Hommage au Connétable de Bourbon, auteur du sac de Rome (1959)

Note : Ce document exceptionnel a été monté avec les rushes d’une bobine récemment découverte dans les archives de Georges Mathieu. Nous nous sommes efforcés de les réordonner chronologiquement aussi précisément que possible. Tout le contenu du métrage brut est inclus, montrant plusieurs actions sous différents angles.

Le jeudi 2 avril 1959, l’élite intellectuelle et artistique viennoise est invitée par la galerie St. Stephan au Fleischmarkt Theater, scène mythique de l’avant-garde et siège des Actionnistes.

22 heures 30 : La salle est bondée. Georges Mathieu entre en scène et domine l’immense châssis vierge de 2,50 x 6 mètres posé à même le sol. Il est habillé d’une chemise blanche légèrement ouverte et d’un pantalon noir: « Le costume est un moyen magique. Il m’aide à me mieux préparer à l’atmosphère picturale et à m’adapter à elle. Peindre est un moment qui touche, je dirais, à l’idée de sacrement». Le maître, debout, se retrousse les manches, puis se penche sur la toile pour en préparer le fond à l’aide d’une serviette pliée. Il projette soudain la peinture directement du tube et sèche les coulures à l’aide de chiffons. Le public, médusé, regarde cet homme concentré en pleine action. Concomitamment, le compositeur Pierre Henry, génie précurseur et père de la musique électroacoustique, improvise des sons éclectiques, voire hystériques…

« Je commençais ma peinture à plat sur la scène. Au bout de 20 minutes, le public qui ne voyait rien que le déversement de couleurs sur la toile réagit en chahutant. Pierre Henry crut que l’on en voulait à sa musique. En colère, il déclara de faire silence, sinon il arrêterait son concert. Le public se tient tranquille et je commençais ma peinture, ma toile maintenant debout ».

22 heures 50 : Le châssis fait maintenant face au public, à la verticale. L’artiste qui s’est fait acrobate, improvise. Il avance, recule, sautille, jaillit, explose… Ses pinceaux à la main. Sur la toile, le ciel s’est obscurcit, il reste une trouée claire à droite. On entendrait les épées s’entrecroiser. Les cavaliers de Charles Quint affrontent les Romains dans un combat à feu et à sang. Comme toujours lorsqu’il peint ces grandes toiles — ses Batailles —, Mathieu est maculé de taches, d’éclaboussures, de projections et de coulées polychromes.

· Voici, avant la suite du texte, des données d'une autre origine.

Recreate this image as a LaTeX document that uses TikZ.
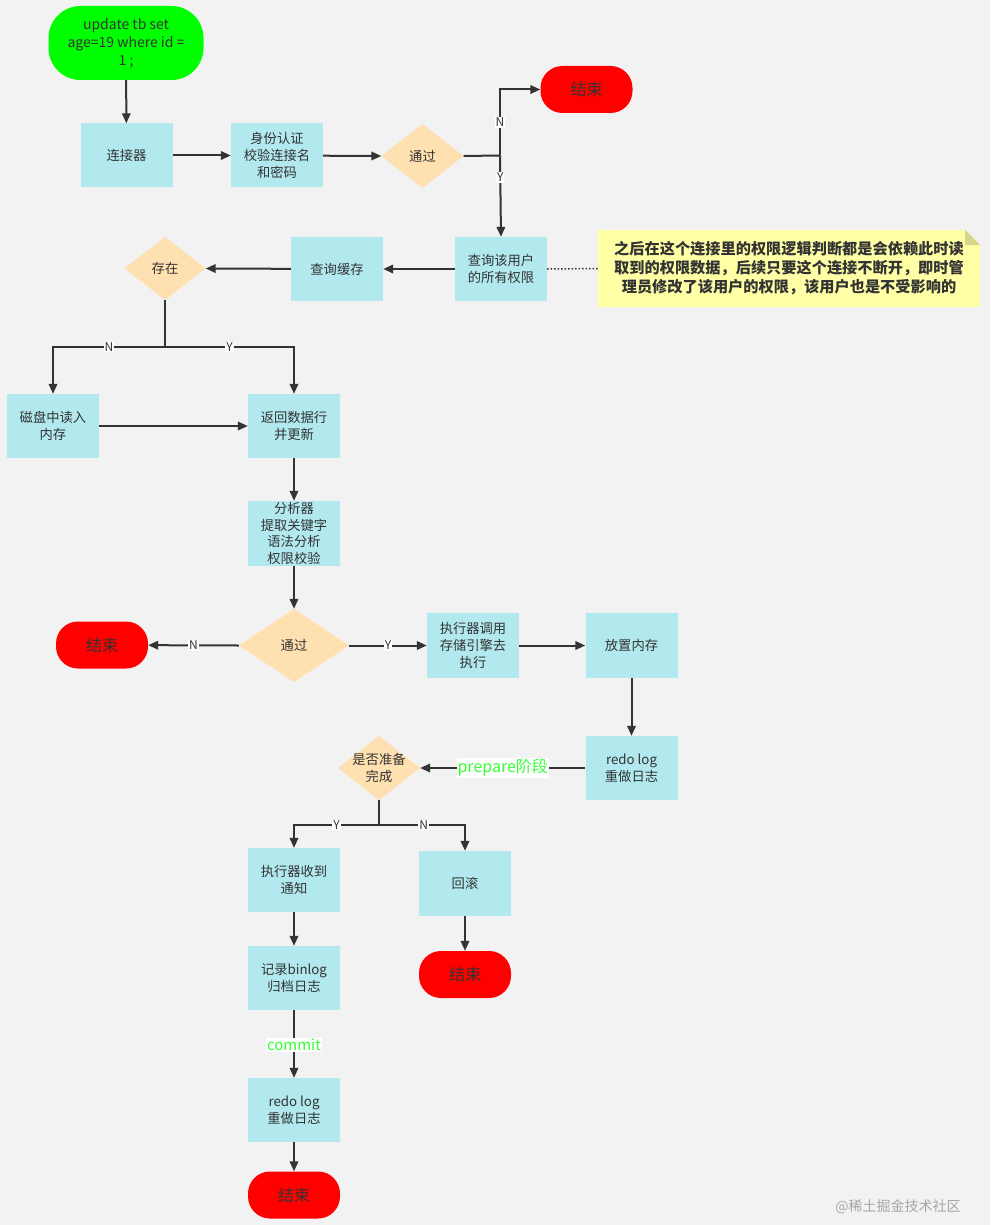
\documentclass[tikz,border=0pt]{standalone}
\usepackage{fontspec}
\setmainfont{Noto Sans CJK SC}
\usetikzlibrary{arrows.meta}
\definecolor{bg}{HTML}{F2F2F2}
\definecolor{boxc}{HTML}{B1E9EF}
\definecolor{dia}{HTML}{FFE0B0}
\definecolor{txt}{HTML}{333333}
\definecolor{notec}{HTML}{FFFFA6}
\definecolor{foldc}{HTML}{D6D68A}
\definecolor{lbl}{HTML}{33FF33}
\definecolor{startc}{HTML}{00FF00}
\begin{document}
\begin{tikzpicture}[x=1pt,y=-1pt,
  box/.style={fill=boxc, minimum width=92pt, minimum height=64pt, inner sep=1pt, align=center, text=txt, font=\fontsize{13.3}{16.8}\selectfont},
  dec/.style={minimum width=82pt, minimum height=64pt, inner sep=0pt, align=center, text=txt, font=\fontsize{13.3}{16.8}\selectfont,
    path picture={\fill[dia] (path picture bounding box.north) -- (path picture bounding box.east) -- (path picture bounding box.south) -- (path picture bounding box.west) -- cycle;}},
  term/.style={rounded corners=22pt, fill=red, minimum width=92pt, minimum height=47pt, text=txt, font=\fontsize{16}{18}\selectfont},
  arr/.style={draw=txt, line width=2pt, -{Triangle[length=10pt,width=8.5pt]}},
  ln/.style={draw=txt, line width=2pt},
  yn/.style={fill=white, inner sep=1pt, text=txt, font=\fontsize{12}{12}\selectfont},
  gl/.style={fill=white, inner sep=1pt, text=lbl, font=\fontsize{16}{16}\selectfont},
]
\fill[bg] (0,0) rectangle (990,1225);
\useasboundingbox (0,0) rectangle (990,1225);

% nodes
\node[term, fill=startc, minimum width=155pt, minimum height=74pt, rounded corners=32pt, align=center, font=\fontsize{14}{18}\selectfont] (start) at (126,43) {update tb set\\age=19 where id =\\1 ;};
\node[box] (conn) at (126.5,155.5) {连接器};
\node[box] (auth) at (277,155.5) {身份认证\\校验连接名\\和密码};
\node[dec] (pass1) at (422.5,156) {通过};
\node[term] (end1) at (586.5,89.5) {结束};
\node[box] (q) at (501,269) {查询该用户\\的所有权限};
\node[box] (cache) at (337,269) {查询缓存};
\node[dec, minimum width=81pt, minimum height=63pt] (ex) at (165,268.5) {存在};
\node[minimum width=382pt, minimum height=77pt, inner sep=0pt,
  path picture={
    \fill[notec] (path picture bounding box.south west) -- (path picture bounding box.north west) -- ([xshift=-15pt]path picture bounding box.north east) -- ([yshift=-15pt]path picture bounding box.north east) -- (path picture bounding box.south east) -- cycle;
    \fill[foldc] ([xshift=-15pt]path picture bounding box.north east) -- ([yshift=-15pt]path picture bounding box.north east) -- ([xshift=-15pt,yshift=-15pt]path picture bounding box.north east) -- cycle;
  }] (note) at (789,268.5) {};
\node[align=center, text=txt, font=\bfseries\fontsize{15.2}{19}\selectfont] (notet) at (note.center) {之后在这个连接里的权限逻辑判断都是会依赖此时读\\取到的权限数据，后续只要这个连接不断开，即时管\\理员修改了该用户的权限，该用户也是不受影响的};
\node[box] (disk) at (53,426) {磁盘中读入\\内存};
\node[box] (ret) at (294,426) {返回数据行\\并更新};
\node[box, minimum height=65pt] (ana) at (294,533.5) {分析器\\提取关键字\\语法分析\\权限校验};
\node[dec, minimum width=110pt, minimum height=73pt] (pass2) at (294,645.5) {通过};
\node[term] (end2) at (102,645) {结束};
\node[box, minimum height=65pt] (exec) at (473,645.5) {执行器调用\\存储引擎去\\执行};
\node[box, minimum height=65pt] (put) at (631.5,645.5) {放置内存};
\node[box] (redo1) at (631.5,768) {redo log\\重做日志};
\node[dec] (ready) at (379,768) {是否准备\\完成};
\node[box] (recv) at (294,880) {执行器收到\\通知};
\node[box, minimum height=65pt] (rb) at (465,883.5) {回滚};
\node[term] (end3) at (465,974.5) {结束};
\node[box] (bin) at (294,978) {记录binlog\\归档日志};
\node[box] (redo2) at (294,1110) {redo log\\重做日志};
\node[term] (end4) at (294,1195) {结束};
\node[text=black!35, font=\fontsize{14}{14}\selectfont] (wm) at (898,1207) {@稀土掘金技术社区};

% junctions
\coordinate (j1) at (500,155.5);
\coordinate (j2) at (165,347);
\coordinate (j3) at (379,825);

% connectors
\draw[arr] (start) -- (conn);
\draw[arr] (conn) -- (auth);
\draw[arr] (auth) -- (pass1.west);
\draw[ln] (pass1.east) -- (j1);
\draw[arr] (j1) |- (end1.west) node[yn, pos=0.25] {N};
\draw[arr] (j1) -- (q.north) node[yn, pos=0.27] {Y};
\draw[arr] (q) -- (cache);
\draw[arr] (cache) -- (ex.east);
\draw[dotted, line width=1.5pt, txt] (q.east) -- (note.west);
\draw[ln] (ex.south) -- (j2);
\draw[arr] (j2) -| (disk.north) node[yn, pos=0.25] {N};
\draw[arr] (j2) -| (ret.north) node[yn, pos=0.25] {Y};
\draw[arr] (disk) -- (ret);
\draw[arr] (ret) -- (ana);
\draw[arr] (ana) -- (pass2.north);
\draw[arr] (pass2.west) -- (end2) node[yn, midway] {N};
\draw[arr] (pass2.east) -- (exec) node[yn, midway] {Y};
\draw[arr] (exec) -- (put);
\draw[arr] (put) -- (redo1);
\draw[arr] (redo1) -- (ready.east) node[gl, midway] {prepare阶段};
\draw[ln] (ready.south) -- (j3);
\draw[arr] (j3) -| (recv.north) node[yn, pos=0.25] {Y};
\draw[arr] (j3) -| (rb.north) node[yn, pos=0.26] {N};
\draw[arr] (rb) -- (end3);
\draw[arr] (recv) -- (bin);
\draw[arr] (bin) -- (redo2) node[gl, font=\fontsize{15}{15}\selectfont, pos=0.51] {commit};
\draw[arr] (redo2) -- (end4);
\end{tikzpicture}
\end{document}
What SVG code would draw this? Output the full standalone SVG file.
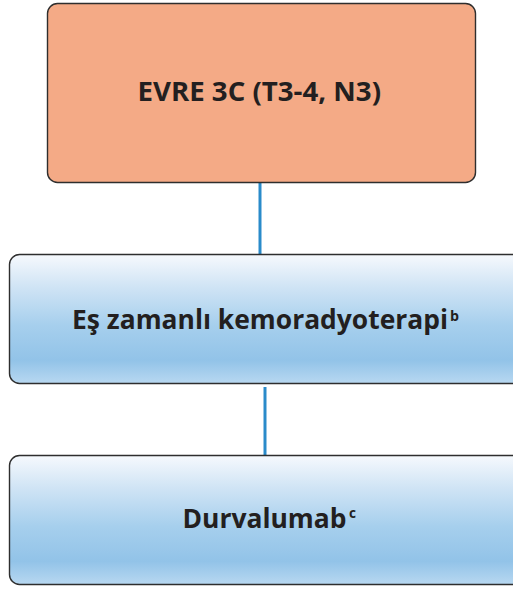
<svg xmlns="http://www.w3.org/2000/svg" width="513" height="590" viewBox="0 0 513 590">
  <defs>
    <linearGradient id="blueFill" x1="0" y1="0" x2="0" y2="1">
      <stop offset="0" stop-color="#f6f9fd"/>
      <stop offset="0.25" stop-color="#d0e4f5"/>
      <stop offset="0.55" stop-color="#a6cfed"/>
      <stop offset="0.82" stop-color="#92c3e8"/>
      <stop offset="1" stop-color="#b8d8f1"/>
    </linearGradient>
    <style>
      .box { stroke: #2e2e2e; stroke-width: 1.4; }
      .label { font-family: "Open Sans", "Noto Sans", sans-serif; font-weight: 700; fill: #231f20; font-size: 26px; }
      .big { font-size: 27px; }
      .sup { font-size: 15px; }
      .link { stroke: #2a8bca; stroke-width: 3; fill: none; }
    </style>
  </defs>

  <g id="connectors">
    <line class="link" x1="260" y1="183" x2="260" y2="254"/>
    <line class="link" x1="265" y1="387" x2="265" y2="455"/>
  </g>

  <g id="stage">
    <rect class="box" x="47.5" y="3.5" width="428" height="179" rx="10" fill="#f4aa86"/>
    <text class="label big" x="137.5" y="101" textLength="243.5" lengthAdjust="spacingAndGlyphs">EVRE 3C (T3-4, N3)</text>
  </g>

  <g id="chemoradiotherapy">
    <rect class="box" x="9.5" y="254.5" width="520" height="129" rx="10" fill="url(#blueFill)"/>
    <text class="label" x="72" y="328.5"><tspan textLength="376" lengthAdjust="spacingAndGlyphs">Eş zamanlı kemoradyoterapi</tspan><tspan class="sup" x="450" y="321" textLength="9" lengthAdjust="spacingAndGlyphs">b</tspan></text>
  </g>

  <g id="durvalumab">
    <rect class="box" x="9.5" y="455.5" width="520" height="129" rx="10" fill="url(#blueFill)"/>
    <text class="label" x="182.5" y="527.5"><tspan textLength="164" lengthAdjust="spacingAndGlyphs">Durvalumab</tspan><tspan class="sup" x="349" y="517.5" textLength="7" lengthAdjust="spacingAndGlyphs">c</tspan></text>
  </g>
</svg>
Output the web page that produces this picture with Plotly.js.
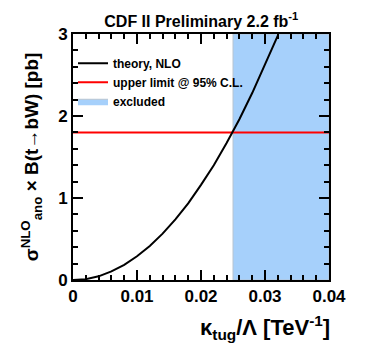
<!DOCTYPE html>
<html>
<head>
<meta charset="utf-8">
<script src="https://cdn.plot.ly/plotly-3.0.1.min.js"></script>
<style>
  body { margin: 0; background: #fff; }
  #plotArea { width: 366px; height: 351px; }
</style>
</head>
<body>
<div id="plotArea"></div>
<script>
// theory curve, NLO
var kappa = [0, 0.002, 0.004, 0.006, 0.008, 0.010, 0.012, 0.014, 0.016,
             0.018, 0.020, 0.022, 0.024, 0.026, 0.028, 0.030, 0.032];
var sigmaNLO = [0, 0.01, 0.045, 0.105, 0.185, 0.29, 0.415, 0.565, 0.74,
                0.935, 1.16, 1.40, 1.67, 1.96, 2.28, 2.62, 2.98];

// 95% C.L. upper limit
var limitX = [0, 0.04];
var limitY = [1.8, 1.8];

// excluded region
var excludedX = [0.025, 0.04, 0.04, 0.025, 0.025];
var excludedY = [0, 0, 3, 3, 0];

var xRange = [0, 0.04];
var yRange = [0, 3];

var excluded = {
    x: excludedX, y: excludedY,
    mode: 'lines', fill: 'toself',
    fillcolor: '#a6d0fb',
    line: { color: '#b8c4d0', width: 1 },
    name: 'excluded'
};

var limit = {
    x: limitX, y: limitY,
    mode: 'lines',
    line: { color: '#ff0000', width: 2 },
    name: 'upper limit @ 95% C.L.'
};

var theory = {
    x: kappa, y: sigmaNLO,
    mode: 'lines', line: { color: '#000000', width: 2 },
    name: 'theory, NLO'
};

var data = [excluded, limit, theory];

// tick style shared by the main axes and an empty overlay pair
function tickAxis(range, dtick, minorDtick) {
    return {
        range: range, dtick: dtick,
        ticks: 'inside', ticklen: 10, tickwidth: 1.5, tickcolor: '#000000',
        minor: { ticks: 'inside', dtick: minorDtick, ticklen: 5, tickwidth: 1.5, tickcolor: '#000000' },
        showline: true, linecolor: '#000000', linewidth: 2, mirror: 'ticks',
        showgrid: false, zeroline: false
    };
}

var xaxis = tickAxis(xRange, 0.01, 0.002);
xaxis.tickfont = { size: 17, weight: 'bold' };

var yaxis = tickAxis(yRange, 1, 0.2);
yaxis.tickfont = { size: 17, weight: 'bold' };
yaxis.title = {
    text: 'σ<sup>NLO</sup><sub>ano</sub> × B(t→bW) [pb]',
    font: { size: 19, weight: 'bold' },
    standoff: 14
};

var xaxis2 = tickAxis(xRange, 0.01, 0.002);
xaxis2.overlaying = 'x';
xaxis2.anchor = 'y2';
xaxis2.showticklabels = false;

var yaxis2 = tickAxis(yRange, 1, 0.2);
yaxis2.overlaying = 'y';
yaxis2.anchor = 'x2';
yaxis2.side = 'left';
yaxis2.showticklabels = false;

var layout = {
    width: 366, height: 351,
    margin: { l: 73, r: 37, t: 34, b: 71 },
    font: { family: 'Liberation Sans', color: '#000000' },
    showlegend: true,
    legend: {
        x: 0.0, y: 0.94, xanchor: 'left', yanchor: 'top',
        bgcolor: 'rgba(0,0,0,0)', traceorder: 'reversed',
        font: { size: 12, weight: 'bold' },
        itemwidth: 30
    },
    title: {
        text: 'CDF II Preliminary 2.2 fb<sup>-1</sup>',
        font: { size: 16, weight: 'bold' },
        x: 0.55, xanchor: 'center', y: 0.94, yanchor: 'middle'
    },
    xaxis: xaxis,
    yaxis: yaxis,
    xaxis2: xaxis2,
    yaxis2: yaxis2,
    annotations: [{
        xref: 'paper', yref: 'paper', x: 1.01, y: -0.12,
        xanchor: 'right', yanchor: 'top', showarrow: false,
        text: 'κ<sub>tug</sub>/Λ [TeV<sup>-1</sup>]',
        font: { size: 22, weight: 'bold' }
    }]
};

Plotly.newPlot('plotArea', data, layout, { displayModeBar: false });
</script>
</body>
</html>
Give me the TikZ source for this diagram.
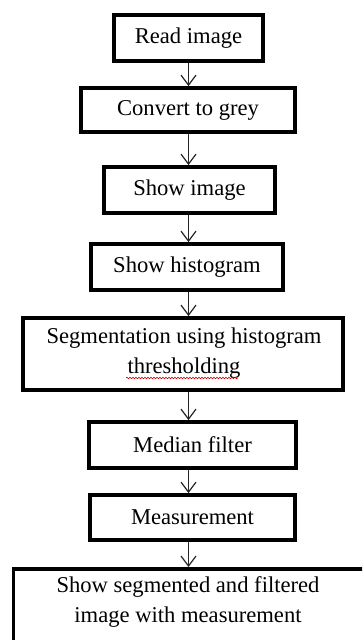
\documentclass[tikz,border=0pt]{standalone}
\usepackage{fontspec}
\setmainfont{Liberation Serif}
\usetikzlibrary{arrows.meta,decorations.pathmorphing}
\begin{document}
\begin{tikzpicture}[x=1pt, y=-1pt,
  stepbox/.style={draw=black, line width=3.8pt, rectangle, inner sep=0pt,
    align=center, font=\fontsize{22.6}{30}\selectfont},
  txt/.style={inner sep=0pt, align=center, font=\fontsize{22.6}{30}\selectfont},
  flow/.style={draw=black!85, line width=1.2pt,
    -{Straight Barb[length=10pt, width=15pt, line width=1.2pt]}}]
  \useasboundingbox (0,0) rectangle (362,640);
  \clip (0,0) rectangle (362,640);
  \fill[white] (0,0) rectangle (362,640);
  \coordinate (axis) at (188.5,0);

  % process steps
  \node[stepbox, minimum width=149pt, minimum height=46pt] (n1) at (188.5,38) {Read image};
  \node[stepbox, minimum width=214pt, minimum height=44pt] (n2) at (188,110) {Convert to grey};
  \node[stepbox, minimum width=171pt, minimum height=46pt] (n3) at (189.5,190) {Show image};
  \node[stepbox, minimum width=192pt, minimum height=46pt] (n4) at (187,267) {Show histogram};
  \node[stepbox, minimum width=320pt, minimum height=72pt] (n5) at (183,354) {};
  \node[txt] (t5) at (184,353) {Segmentation using histogram\\thresholding};
  \node[stepbox, minimum width=207pt, minimum height=46pt] (n6) at (192.5,445) {Median filter};
  \node[stepbox, minimum width=205pt, minimum height=45pt] (n7) at (192.5,517.5) {Measurement};
  % the last step runs past the right and bottom edges of the page
  \node[stepbox, anchor=north west, minimum width=380pt, minimum height=100pt] (n8) at (11.5,567) {};
  \node[txt] (t8) at (188,602) {Show segmented and filtered\\image with measurement};

  % spell-check squiggle under the second line of step 5
  \draw[red!80!black, line width=0.6pt, decorate,
    decoration={snake, amplitude=0.8pt, segment length=3pt}] (126,378) -- (238,378);

  % connectors
  \draw[flow] (n1.south -| axis) -- (n2.north -| axis);
  \draw[flow] (n2.south -| axis) -- (n3.north -| axis);
  \draw[flow] (n3.south -| axis) -- (n4.north -| axis);
  \draw[flow] (n4.south -| axis) -- (n5.north -| axis);
  \draw[flow] (n5.south -| axis) -- (n6.north -| axis);
  \draw[flow] (n6.south -| axis) -- (n7.north -| axis);
  \draw[flow] (n7.south -| axis) -- (n8.north -| axis);
\end{tikzpicture}
\end{document}
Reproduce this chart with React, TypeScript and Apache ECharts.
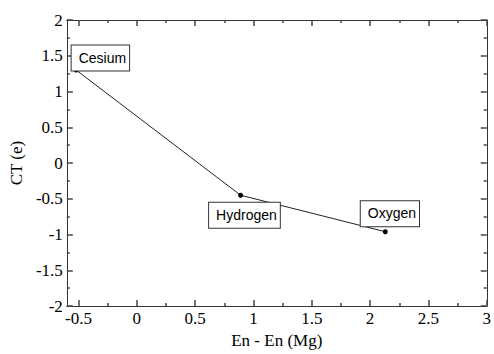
import React, { useEffect, useRef } from "react";
import * as echarts from "echarts";

const elements = ["Cesium", "Hydrogen", "Oxygen"];
const enDiff = [-0.52, 0.89, 2.13];
const chargeTransfer = [1.3, -0.45, -0.96];
const xMajorTicks = [-0.5, 0, 0.5, 1, 1.5, 2, 2.5, 3];
const xMinorTicks = [-0.25, 0.25, 0.75, 1.25, 1.75, 2.25, 2.75];

const labelOffsets: number[][] = [
  [-2, -22],
  [-29, 10],
  [-22, -28],
];

const serif = "Liberation Serif";
const sans = "Liberation Sans";
const axisColor = "#333";
const tickColor = "#444";

export default function App() {
  const ref = useRef<HTMLDivElement>(null);
  useEffect(() => {
    if (!ref.current) return;
    const chart = echarts.init(ref.current, undefined, { renderer: "svg" });
    const xBase = (pos: string, ticks: number[], len: number, showLine: boolean, showLabel: boolean, name?: string) => ({
      type: "value",
      position: pos,
      min: -0.6,
      max: 3,
      name: name,
      nameLocation: "middle",
      nameGap: 24,
      nameTextStyle: { fontFamily: serif, fontSize: 17, color: "#000", verticalAlign: "top" },
      axisLine: { show: showLine, onZero: false, lineStyle: { color: axisColor, width: 1 } },
      axisTick: { show: true, inside: true, length: len, customValues: ticks, lineStyle: { color: tickColor, width: 1.5 } },
      axisLabel: {
        show: showLabel,
        customValues: xMajorTicks,
        fontFamily: serif,
        fontSize: 17,
        color: "#000",
        margin: 4,
      },
      splitLine: { show: false },
    });
    const yBase = (pos: string, showLabel: boolean, name?: string) => ({
      type: "value",
      position: pos,
      min: -2,
      max: 2,
      interval: 0.5,
      name: name,
      nameLocation: "middle",
      nameGap: 39,
      nameTextStyle: { fontFamily: serif, fontSize: 17, color: "#000" },
      axisLine: { show: true, onZero: false, lineStyle: { color: axisColor, width: 1 } },
      axisTick: { show: true, inside: true, length: 6, lineStyle: { color: tickColor, width: 1.5 } },
      minorTick: { show: true, splitNumber: 2, length: 3, lineStyle: { color: tickColor, width: 1.5 } },
      axisLabel: {
        show: showLabel,
        fontFamily: serif,
        fontSize: 17,
        color: "#000",
        margin: 4,
      },
      splitLine: { show: false },
    });
    chart.setOption({
      animation: false,
      backgroundColor: "#fff",
      textStyle: { fontFamily: serif },
      grid: { left: 64, right: 5, top: 20, bottom: 38, containLabel: false },
      xAxis: [
        xBase("bottom", xMajorTicks, 6, true, true, "En - En (Mg)"),
        xBase("bottom", xMinorTicks, 3, false, false),
        xBase("top", xMajorTicks, 6, true, false),
        xBase("top", xMinorTicks, 3, false, false),
      ],
      yAxis: [yBase("left", true, "CT (e)"), yBase("right", false)],
      series: [
        {
          type: "line",
          xAxisIndex: 0,
          yAxisIndex: 0,
          symbol: "circle",
          symbolSize: 5,
          lineStyle: { color: "#222", width: 1 },
          itemStyle: { color: "#000" },
          data: elements.map((name, i) => ({
            name,
            value: [enDiff[i], chargeTransfer[i]],
            label: {
              show: true,
              position: labelOffsets[i],
              formatter: "{b}",
              fontFamily: sans,
              fontSize: 14,
              lineHeight: 16,
              color: "#000",
              backgroundColor: "#fff",
              borderColor: "#333",
              borderWidth: 1,
              padding: [4, 3, 5, 7],
            },
          })),
        },
      ],
    });
    return () => chart.dispose();
  }, []);
  return <div ref={ref} style={{ width: 494, height: 354, position: "absolute", left: 0, top: 0 }} />;
}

23 heures : épuisé, Mathieu met genou à terre, contemple son œuvre. Perplexe, de nouveau sur pieds, il se jette sur la toile pour y porter les touches ultimes … Atteint de folie créatrice, guidé par son intuition, son élan, il cherche la peinture au rythme de la musique, sans à priori, totalement libre dans sa gestuelle, en transes, la baguette à la main. Saisissant un tube, il l’écrase rageusement sur la toile. Son visage et ses mains témoignent de l’intensité de son expression plastique. Il s’essuie le visage moucheté d’huile. Il finit par signer l’œuvre en bas à droite : Mathieu / Wien / 2 avril 59.

En 40 minutes, au son d’une improvisation de musique concrète de Pierre Henry, l’Artiste galvanisé s’est donné entièrement à son chef-d’œuvre : « Je peins vite parce que c’est mon rythme. J’y donne mon sang ».

Fatigué, vidé, il s’assoit, pensif: « Ma toile est finie au moment où elle a cette nécessité intérieure, c’est-à-dire qu’elle est animée d’une certaine vie et qu’elle est arrivée à son maximum d’intensité avec un minimum de gestes, donc de graphismes ».

Mathieu déclarera: « Le Connétable de Bourbon a fait, on le sait, le sac de Rome. Il en a chassé le Pape et les Artistes qui s’y trouvaient. J’ai voulu célébrer le coup de pied qu’il a ainsi donné dans le postérieur des peintres de l’école classique. C’est grâce à cela en définitive que la peinture baroque, puis moderne, a pu exister. »

— Ce texte a été initialement publié par la galerie Applicat-Prazan à l’occasion de l’exposition d’Hommage au Connétable de Bourbon à Art Basel Unlimited en juin 2018.